[Work to be completed] Take the lines from the one with "Rebuild this chart" through the one with "plt.rcParams['font.family'] = ['Liberation", both ends kept, and reproduce them exactly without the pictures.
——
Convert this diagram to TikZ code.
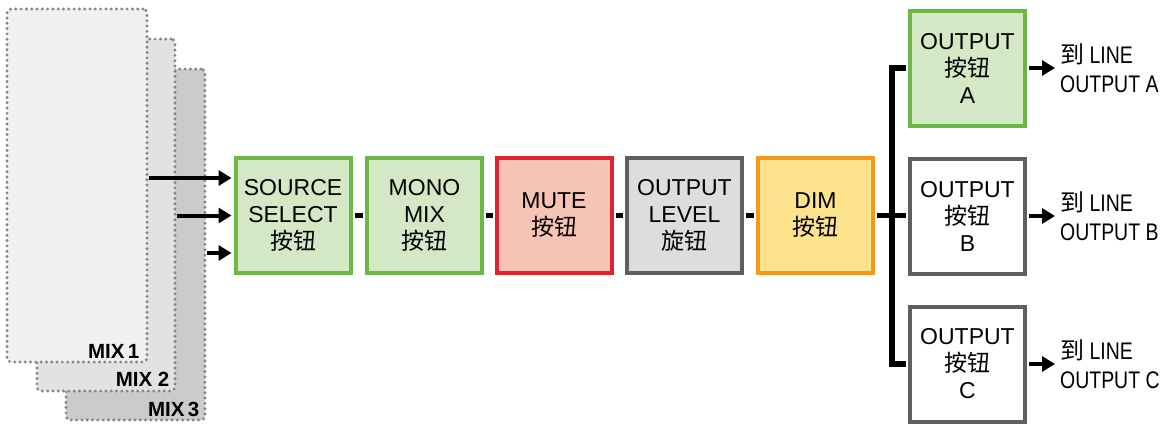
\documentclass[tikz,border=0pt]{standalone}
\usepackage{fontspec}
\setmainfont{Liberation Sans}
\newfontfamily\cjkf{Noto Sans CJK SC}
\newfontfamily\condf[FakeStretch=0.81]{Liberation Sans}
\newcommand{\zh}[1]{{\cjkf #1}}
\usetikzlibrary{arrows.meta}
\definecolor{gborder}{RGB}{108,184,68}
\definecolor{gfill}{RGB}{213,232,197}
\definecolor{rborder}{RGB}{227,34,46}
\definecolor{rfill}{RGB}{245,196,180}
\definecolor{kborder}{RGB}{95,95,95}
\definecolor{kfill}{RGB}{221,221,221}
\definecolor{oborder}{RGB}{243,154,30}
\definecolor{ofill}{RGB}{253,227,140}
\definecolor{pborder}{RGB}{132,132,132}
\definecolor{pfillA}{RGB}{240,240,240}
\definecolor{pfillB}{RGB}{226,226,226}
\definecolor{pfillC}{RGB}{203,203,203}
\tikzset{
  blk/.style={draw, line width=4pt, minimum width=115pt, minimum height=115pt,
    inner sep=0pt, align=center, font=\fontsize{23}{27}\selectfont},
  gbox/.style={blk, draw=gborder, fill=gfill},
  rbox/.style={blk, draw=rborder, fill=rfill},
  kbox/.style={blk, draw=kborder, fill=kfill},
  obox/.style={blk, draw=oborder, fill=ofill},
  wbox/.style={blk, draw=kborder, fill=white},
  panel/.style={draw=pborder, line width=3.2pt, dash pattern=on 0pt off 5.3pt,
    line cap=round, rounded corners=4pt, inner sep=0pt},
  mixlbl/.style={anchor=base east, inner sep=0pt, font=\bfseries\fontsize{20.5}{20.5}\selectfont},
  wire/.style={line width=5.5pt, shorten <=2pt, shorten >=2pt},
  arr/.style={line width=4pt, -{Triangle[length=13pt,width=15pt]}},
  lbl/.style={anchor=west, align=left, inner sep=0pt, font=\condf\fontsize{24}{29}\selectfont},
}
\begin{document}
\begin{tikzpicture}[x=1pt,y=-1pt]
\useasboundingbox (0,0) rectangle (1161,423);
% panels
\node[panel, fill=pfillC, minimum width=139pt, minimum height=351pt] (mix3) at (135.5,244.5) {};
\node[panel, fill=pfillB, minimum width=138pt, minimum height=352pt] (mix2) at (106,215) {};
\node[panel, fill=pfillA, minimum width=140pt, minimum height=353pt] (mix1) at (77,185.5) {};
\node[mixlbl] (m1l) at ([xshift=-9pt,yshift=5pt]mix1.south east) {MIX\,1};
\node[mixlbl] (m2l) at ([xshift=-7pt,yshift=6pt]mix2.south east) {MIX 2};
\node[mixlbl] (m3l) at ([xshift=-7pt,yshift=5pt]mix3.south east) {MIX\,3};
% chain
\node[gbox] (src) at (293,215.5) {SOURCE\\SELECT\\\zh{按钮}};
\node[gbox] (mono) at (424.5,215.5) {MONO\\MIX\\\zh{按钮}};
\node[rbox] (mute) at (554,215.5) {MUTE\\\zh{按钮}};
\node[kbox] (level) at (684.5,215.5) {OUTPUT\\LEVEL\\\zh{旋钮}};
\node[obox] (dim) at (815.5,215.5) {DIM\\\zh{按钮}};
\node[gbox] (outA) at (967.5,68) {OUTPUT\\\zh{按钮}\\A};
\node[wbox] (outB) at (967.5,216) {OUTPUT\\\zh{按钮}\\B};
\node[wbox] (outC) at (967.5,364) {OUTPUT\\\zh{按钮}\\C};
% input arrows
\coordinate (in1) at ([yshift=37.5pt]src.west);
\coordinate (in2) at (src.west);
\coordinate (in3) at ([yshift=-37.5pt]src.west);
\draw[arr, shorten >=2pt] (mix1.east |- in1) -- (in1);
\draw[arr, shorten >=2pt] (mix2.east |- in2) -- (in2);
\draw[arr, shorten >=2pt] (mix3.east |- in3) -- (in3);
% chain wires
\draw[wire] (src.east) -- (mono.west);
\draw[wire] (mono.east) -- (mute.west);
\draw[wire] (mute.east) -- (level.west);
\draw[wire] (level.east) -- (dim.west);
\coordinate (bus) at (892,215.5);
\draw[wire] (dim.east) -- (dim.east -| outB.west);
\draw[wire, line join=miter] (outA.west) -| (bus) |- (outC.west);
% output arrows
\coordinate (endA) at ([xshift=28pt]outA.east);
\coordinate (endB) at ([xshift=28pt]outB.east);
\coordinate (endC) at ([xshift=28pt]outC.east);
\draw[arr, shorten <=2pt] (outA.east) -- (endA);
\draw[arr, shorten <=2pt] (outB.east) -- (endB);
\draw[arr, shorten <=2pt] (outC.east) -- (endC);
\node[lbl] (labA) at ([xshift=5pt]endA) {\zh{到} LINE\\OUTPUT A};
\node[lbl] (labB) at ([xshift=5pt]endB) {\zh{到} LINE\\OUTPUT B};
\node[lbl] (labC) at ([xshift=5pt]endC) {\zh{到} LINE\\OUTPUT C};
\end{tikzpicture}
\end{document}
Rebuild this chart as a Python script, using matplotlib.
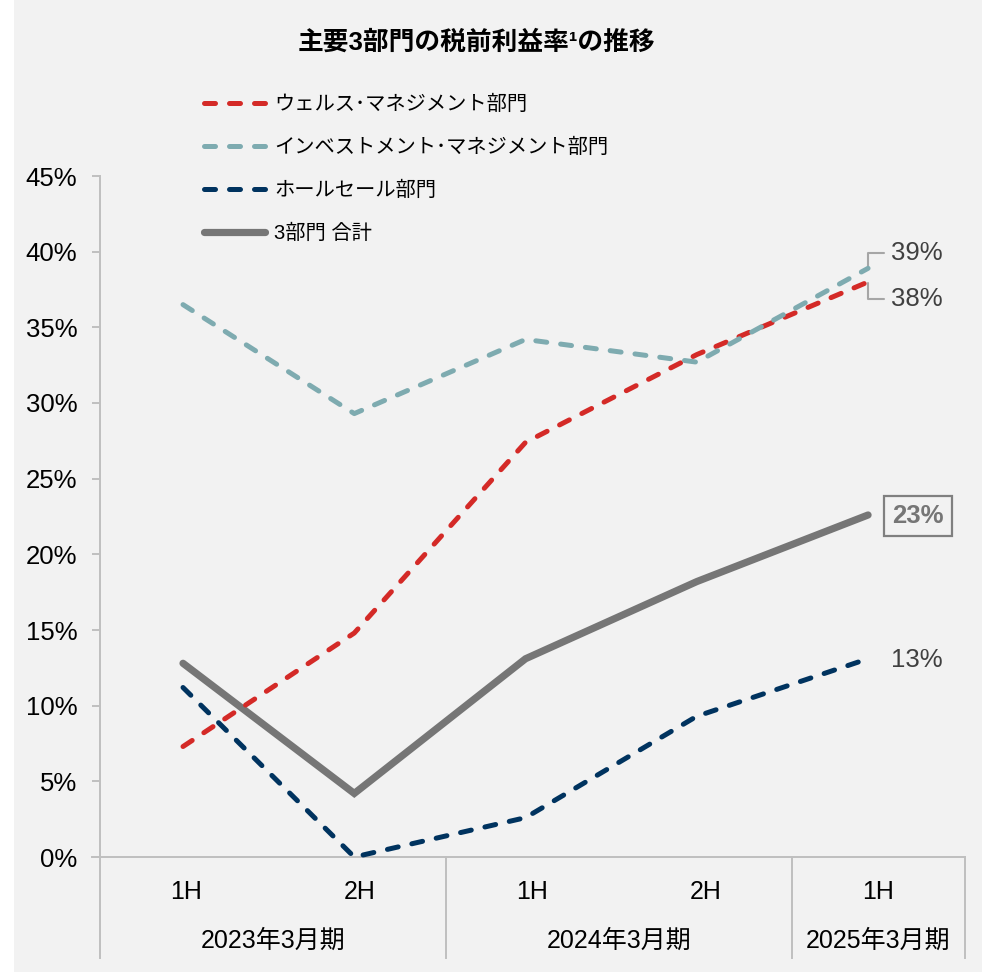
import matplotlib
matplotlib.use('Agg')
import matplotlib.pyplot as plt
import matplotlib.transforms as mtransforms
from matplotlib.patches import Rectangle

plt.rcParams['font.family'] = ['Liberation Sans', 'Noto Sans CJK JP']

# ---------------- data ----------------
title = '主要3部門の税前利益率¹の推移'
periods = ['1H', '2H', '1H', '2H', '1H']
fiscal_years = ['2023年3月期', '2024年3月期', '2025年3月期']
group_sizes = [2, 2, 1]
series_names = ['ウェルス･マネジメント部門', 'インベストメント･マネジメント部門',
                'ホールセール部門', '3部門 合計']
wealth = [7.3, 14.8, 27.4, 33.2, 38.0]
investment = [36.5, 29.3, 34.2, 32.7, 38.9]
wholesale = [11.2, 0.0, 2.6, 9.3, 13.1]
total = [12.8, 4.2, 13.1, 18.2, 22.6]
yticks = [0, 5, 10, 15, 20, 25, 30, 35, 40, 45]
end_labels = {'wealth': '38%', 'investment': '39%', 'wholesale': '13%', 'total': '23%'}

# ---------------- styles ----------------
C_RED = '#d42a27'
C_TEAL = '#7eabb0'
C_NAVY = '#00335f'
C_GRAY = '#767676'
C_AXIS = '#bfbfbf'
C_TXT = '#404040'

W, H = 994, 972
fig = plt.figure(figsize=(W / 100, H / 100), dpi=100)
fig.patch.set_facecolor('white')
fig.patches.append(Rectangle((14 / W, 0), (982 - 14) / W, 1, transform=fig.transFigure,
                             facecolor='#f2f2f2', edgecolor='none', zorder=-10))

ax = fig.add_axes([100 / W, (H - 857) / H, 865 / W, 681 / H])
ax.patch.set_visible(False)

x = list(range(len(periods)))
xmin, xmax = -0.4847, 4.566
ax.set_xlim(xmin, xmax)
ax.set_ylim(0, 45)

dash_kw = dict(lw=3.6, dashes=(2.2, 2.8), dash_capstyle='round', solid_capstyle='round')
l_tot, = ax.plot(x, total, color=C_GRAY, lw=5.2, solid_capstyle='round',
                 solid_joinstyle='miter', clip_on=False, zorder=3)
l_w, = ax.plot(x, wealth, color=C_RED, clip_on=False, zorder=4, **dash_kw)
l_i, = ax.plot(x, investment, color=C_TEAL, clip_on=False, zorder=4, **dash_kw)
l_ws, = ax.plot(x, wholesale, color=C_NAVY, clip_on=False, zorder=5, **dash_kw)

# axes styling
for s in ['top', 'right', 'bottom']:
    ax.spines[s].set_visible(False)
ax.spines['left'].set_color(C_AXIS)
ax.spines['left'].set_linewidth(1.4)
ax.set_yticks(yticks)
ax.set_yticklabels([f'{v}%' for v in yticks])
ax.tick_params(axis='y', length=5.8, width=1.4, color=C_AXIS, labelsize=18.5,
               pad=10.5, labelcolor='black')
ax.set_xticks([])

# bottom axis line (extends left by tick length)
bt = mtransforms.blended_transform_factory(ax.transAxes, ax.transData)
ax.plot([-8 / 865, 1], [0, 0], color=C_AXIS, lw=1.4, transform=bt, clip_on=False, zorder=2)

# multi-level category axis
xt = mtransforms.blended_transform_factory(ax.transData, ax.transAxes)
w = (xmax - xmin) / len(periods)
bounds = [0]
for g in group_sizes:
    bounds.append(bounds[-1] + g)
for b in bounds:
    bx = xmin + b * w
    ax.plot([bx, bx], [0, -101 / 681], color=C_AXIS, lw=1.4, transform=xt,
            clip_on=False, zorder=2)
for i, p in enumerate(periods):
    ax.text(xmin + (i + 0.5) * w, -35 / 681, p, transform=xt, ha='center', va='center',
            fontsize=18, color='black')
for k, fy in enumerate(fiscal_years):
    cx = xmin + (bounds[k] + bounds[k + 1]) / 2 * w
    ax.text(cx, -84 / 681, fy, transform=xt, ha='center', va='center',
            fontsize=18, color='black')

# end labels
arrow_kw = dict(arrowstyle='-', color='#a6a6a6', lw=1.5,
                connectionstyle='angle,angleA=0,angleB=90,rad=0',
                relpos=(0, 0.5), shrinkA=3, shrinkB=1)
ax.annotate(end_labels['investment'], xy=(x[-1], investment[-1]), xytext=(23, 15),
            textcoords='offset pixels', ha='left', va='center', fontsize=18.5,
            color=C_TXT, arrowprops=arrow_kw, annotation_clip=False)
ax.annotate(end_labels['wealth'], xy=(x[-1], wealth[-1]), xytext=(23, -17),
            textcoords='offset pixels', ha='left', va='center', fontsize=18.5,
            color=C_TXT, arrowprops=arrow_kw, annotation_clip=False)
ax.annotate(end_labels['wholesale'], xy=(x[-1], wholesale[-1]), xytext=(23, -1),
            textcoords='offset pixels', ha='left', va='center', fontsize=18.5,
            color=C_TXT, annotation_clip=False)
ax.annotate(end_labels['total'], xy=(x[-1], total[-1]), xytext=(50, -1),
            textcoords='offset pixels', ha='center', va='center', fontsize=18.5,
            fontweight='bold', color=C_GRAY, annotation_clip=False,
            bbox=dict(boxstyle='square,pad=0.33', facecolor='none',
                      edgecolor='#808080', lw=1.6))

# legend
leg = ax.legend([l_w, l_i, l_ws, l_tot], series_names, loc='upper left',
                bbox_to_anchor=(204 / W, 1 - 95 / H), bbox_transform=fig.transFigure,
                frameon=False, fontsize=14.6, handlelength=3.0, handletextpad=0.45,
                labelspacing=1.17, borderpad=0, borderaxespad=0)

# title
fig.text(476 / W, 1 - 42 / H, title, ha='center', va='center', fontsize=18.5,
         fontweight='bold', color='black')

fig.savefig('out.png', dpi=100, facecolor=fig.get_facecolor())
——
[Written solution]
Rebuild this chart as a Python script, using matplotlib.
import matplotlib
matplotlib.use('Agg')
import matplotlib.pyplot as plt
import matplotlib.transforms as mtransforms
from matplotlib.patches import Rectangle

plt.rcParams['font.family'] = ['Liberation Sans', 'Noto Sans CJK JP']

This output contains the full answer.